## Start Data lines
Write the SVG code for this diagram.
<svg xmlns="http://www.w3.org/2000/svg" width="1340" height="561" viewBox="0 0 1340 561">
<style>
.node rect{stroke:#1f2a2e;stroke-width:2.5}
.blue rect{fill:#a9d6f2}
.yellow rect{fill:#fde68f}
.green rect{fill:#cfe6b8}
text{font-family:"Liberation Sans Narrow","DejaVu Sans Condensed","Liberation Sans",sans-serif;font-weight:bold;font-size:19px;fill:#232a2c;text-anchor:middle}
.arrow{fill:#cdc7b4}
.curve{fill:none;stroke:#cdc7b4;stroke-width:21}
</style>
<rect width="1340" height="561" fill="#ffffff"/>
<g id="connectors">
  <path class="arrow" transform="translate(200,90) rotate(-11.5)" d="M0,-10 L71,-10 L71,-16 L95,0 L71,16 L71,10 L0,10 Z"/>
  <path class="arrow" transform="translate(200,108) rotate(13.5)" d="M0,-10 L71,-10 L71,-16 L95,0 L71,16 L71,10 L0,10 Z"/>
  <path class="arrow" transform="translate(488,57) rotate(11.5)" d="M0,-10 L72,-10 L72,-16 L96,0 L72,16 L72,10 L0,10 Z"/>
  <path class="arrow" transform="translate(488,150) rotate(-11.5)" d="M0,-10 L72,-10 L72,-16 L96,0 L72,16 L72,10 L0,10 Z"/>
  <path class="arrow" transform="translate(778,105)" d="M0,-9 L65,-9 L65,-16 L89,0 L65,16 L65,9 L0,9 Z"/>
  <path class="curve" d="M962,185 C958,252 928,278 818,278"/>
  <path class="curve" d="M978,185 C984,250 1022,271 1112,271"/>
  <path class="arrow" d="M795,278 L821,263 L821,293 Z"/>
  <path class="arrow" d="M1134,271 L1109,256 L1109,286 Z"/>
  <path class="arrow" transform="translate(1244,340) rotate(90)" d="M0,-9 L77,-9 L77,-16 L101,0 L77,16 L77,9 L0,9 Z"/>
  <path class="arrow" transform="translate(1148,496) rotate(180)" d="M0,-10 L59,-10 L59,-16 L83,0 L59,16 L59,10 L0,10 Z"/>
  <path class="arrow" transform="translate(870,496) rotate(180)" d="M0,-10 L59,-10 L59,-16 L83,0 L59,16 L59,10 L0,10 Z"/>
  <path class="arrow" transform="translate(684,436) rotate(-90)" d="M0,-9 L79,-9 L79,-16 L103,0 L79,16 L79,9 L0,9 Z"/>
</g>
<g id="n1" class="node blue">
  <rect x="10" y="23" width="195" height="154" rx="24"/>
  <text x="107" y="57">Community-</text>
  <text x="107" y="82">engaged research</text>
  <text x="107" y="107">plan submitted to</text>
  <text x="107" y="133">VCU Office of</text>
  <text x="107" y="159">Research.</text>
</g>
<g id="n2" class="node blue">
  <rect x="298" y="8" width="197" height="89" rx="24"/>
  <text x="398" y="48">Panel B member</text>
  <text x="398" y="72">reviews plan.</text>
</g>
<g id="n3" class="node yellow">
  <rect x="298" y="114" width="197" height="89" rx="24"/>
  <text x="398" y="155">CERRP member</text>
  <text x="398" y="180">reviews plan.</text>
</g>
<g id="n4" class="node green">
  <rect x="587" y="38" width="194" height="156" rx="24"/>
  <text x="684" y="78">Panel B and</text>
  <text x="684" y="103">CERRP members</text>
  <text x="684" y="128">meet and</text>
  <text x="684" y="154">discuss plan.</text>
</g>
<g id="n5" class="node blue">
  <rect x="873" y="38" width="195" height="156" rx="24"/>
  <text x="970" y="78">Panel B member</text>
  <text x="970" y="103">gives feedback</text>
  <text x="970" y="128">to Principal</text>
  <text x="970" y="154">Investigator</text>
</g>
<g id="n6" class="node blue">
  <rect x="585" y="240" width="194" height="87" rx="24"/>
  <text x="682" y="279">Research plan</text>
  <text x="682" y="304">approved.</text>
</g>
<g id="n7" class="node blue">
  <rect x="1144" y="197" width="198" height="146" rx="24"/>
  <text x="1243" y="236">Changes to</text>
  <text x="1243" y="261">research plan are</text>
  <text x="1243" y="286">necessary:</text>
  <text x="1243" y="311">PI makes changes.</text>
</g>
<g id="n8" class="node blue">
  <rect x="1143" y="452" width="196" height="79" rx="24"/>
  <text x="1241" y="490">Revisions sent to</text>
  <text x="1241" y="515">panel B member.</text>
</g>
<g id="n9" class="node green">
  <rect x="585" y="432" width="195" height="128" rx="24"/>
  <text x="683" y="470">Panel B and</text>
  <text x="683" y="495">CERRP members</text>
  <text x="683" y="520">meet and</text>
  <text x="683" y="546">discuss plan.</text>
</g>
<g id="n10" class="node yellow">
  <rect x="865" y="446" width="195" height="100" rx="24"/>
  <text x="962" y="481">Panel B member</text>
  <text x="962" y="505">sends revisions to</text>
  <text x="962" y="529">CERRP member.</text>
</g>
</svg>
## End Data lines
What you have to do: Copy out the whole listing exactly; please set it all down.

Complete response:
Write the SVG code for this diagram.
<svg xmlns="http://www.w3.org/2000/svg" width="1340" height="561" viewBox="0 0 1340 561">
<style>
.node rect{stroke:#1f2a2e;stroke-width:2.5}
.blue rect{fill:#a9d6f2}
.yellow rect{fill:#fde68f}
.green rect{fill:#cfe6b8}
text{font-family:"Liberation Sans Narrow","DejaVu Sans Condensed","Liberation Sans",sans-serif;font-weight:bold;font-size:19px;fill:#232a2c;text-anchor:middle}
.arrow{fill:#cdc7b4}
.curve{fill:none;stroke:#cdc7b4;stroke-width:21}
</style>
<rect width="1340" height="561" fill="#ffffff"/>
<g id="connectors">
  <path class="arrow" transform="translate(200,90) rotate(-11.5)" d="M0,-10 L71,-10 L71,-16 L95,0 L71,16 L71,10 L0,10 Z"/>
  <path class="arrow" transform="translate(200,108) rotate(13.5)" d="M0,-10 L71,-10 L71,-16 L95,0 L71,16 L71,10 L0,10 Z"/>
  <path class="arrow" transform="translate(488,57) rotate(11.5)" d="M0,-10 L72,-10 L72,-16 L96,0 L72,16 L72,10 L0,10 Z"/>
  <path class="arrow" transform="translate(488,150) rotate(-11.5)" d="M0,-10 L72,-10 L72,-16 L96,0 L72,16 L72,10 L0,10 Z"/>
  <path class="arrow" transform="translate(778,105)" d="M0,-9 L65,-9 L65,-16 L89,0 L65,16 L65,9 L0,9 Z"/>
  <path class="curve" d="M962,185 C958,252 928,278 818,278"/>
  <path class="curve" d="M978,185 C984,250 1022,271 1112,271"/>
  <path class="arrow" d="M795,278 L821,263 L821,293 Z"/>
  <path class="arrow" d="M1134,271 L1109,256 L1109,286 Z"/>
  <path class="arrow" transform="translate(1244,340) rotate(90)" d="M0,-9 L77,-9 L77,-16 L101,0 L77,16 L77,9 L0,9 Z"/>
  <path class="arrow" transform="translate(1148,496) rotate(180)" d="M0,-10 L59,-10 L59,-16 L83,0 L59,16 L59,10 L0,10 Z"/>
  <path class="arrow" transform="translate(870,496) rotate(180)" d="M0,-10 L59,-10 L59,-16 L83,0 L59,16 L59,10 L0,10 Z"/>
  <path class="arrow" transform="translate(684,436) rotate(-90)" d="M0,-9 L79,-9 L79,-16 L103,0 L79,16 L79,9 L0,9 Z"/>
</g>
<g id="n1" class="node blue">
  <rect x="10" y="23" width="195" height="154" rx="24"/>
  <text x="107" y="57">Community-</text>
  <text x="107" y="82">engaged research</text>
  <text x="107" y="107">plan submitted to</text>
  <text x="107" y="133">VCU Office of</text>
  <text x="107" y="159">Research.</text>
</g>
<g id="n2" class="node blue">
  <rect x="298" y="8" width="197" height="89" rx="24"/>
  <text x="398" y="48">Panel B member</text>
  <text x="398" y="72">reviews plan.</text>
</g>
<g id="n3" class="node yellow">
  <rect x="298" y="114" width="197" height="89" rx="24"/>
  <text x="398" y="155">CERRP member</text>
  <text x="398" y="180">reviews plan.</text>
</g>
<g id="n4" class="node green">
  <rect x="587" y="38" width="194" height="156" rx="24"/>
  <text x="684" y="78">Panel B and</text>
  <text x="684" y="103">CERRP members</text>
  <text x="684" y="128">meet and</text>
  <text x="684" y="154">discuss plan.</text>
</g>
<g id="n5" class="node blue">
  <rect x="873" y="38" width="195" height="156" rx="24"/>
  <text x="970" y="78">Panel B member</text>
  <text x="970" y="103">gives feedback</text>
  <text x="970" y="128">to Principal</text>
  <text x="970" y="154">Investigator</text>
</g>
<g id="n6" class="node blue">
  <rect x="585" y="240" width="194" height="87" rx="24"/>
  <text x="682" y="279">Research plan</text>
  <text x="682" y="304">approved.</text>
</g>
<g id="n7" class="node blue">
  <rect x="1144" y="197" width="198" height="146" rx="24"/>
  <text x="1243" y="236">Changes to</text>
  <text x="1243" y="261">research plan are</text>
  <text x="1243" y="286">necessary:</text>
  <text x="1243" y="311">PI makes changes.</text>
</g>
<g id="n8" class="node blue">
  <rect x="1143" y="452" width="196" height="79" rx="24"/>
  <text x="1241" y="490">Revisions sent to</text>
  <text x="1241" y="515">panel B member.</text>
</g>
<g id="n9" class="node green">
  <rect x="585" y="432" width="195" height="128" rx="24"/>
  <text x="683" y="470">Panel B and</text>
  <text x="683" y="495">CERRP members</text>
  <text x="683" y="520">meet and</text>
  <text x="683" y="546">discuss plan.</text>
</g>
<g id="n10" class="node yellow">
  <rect x="865" y="446" width="195" height="100" rx="24"/>
  <text x="962" y="481">Panel B member</text>
  <text x="962" y="505">sends revisions to</text>
  <text x="962" y="529">CERRP member.</text>
</g>
</svg>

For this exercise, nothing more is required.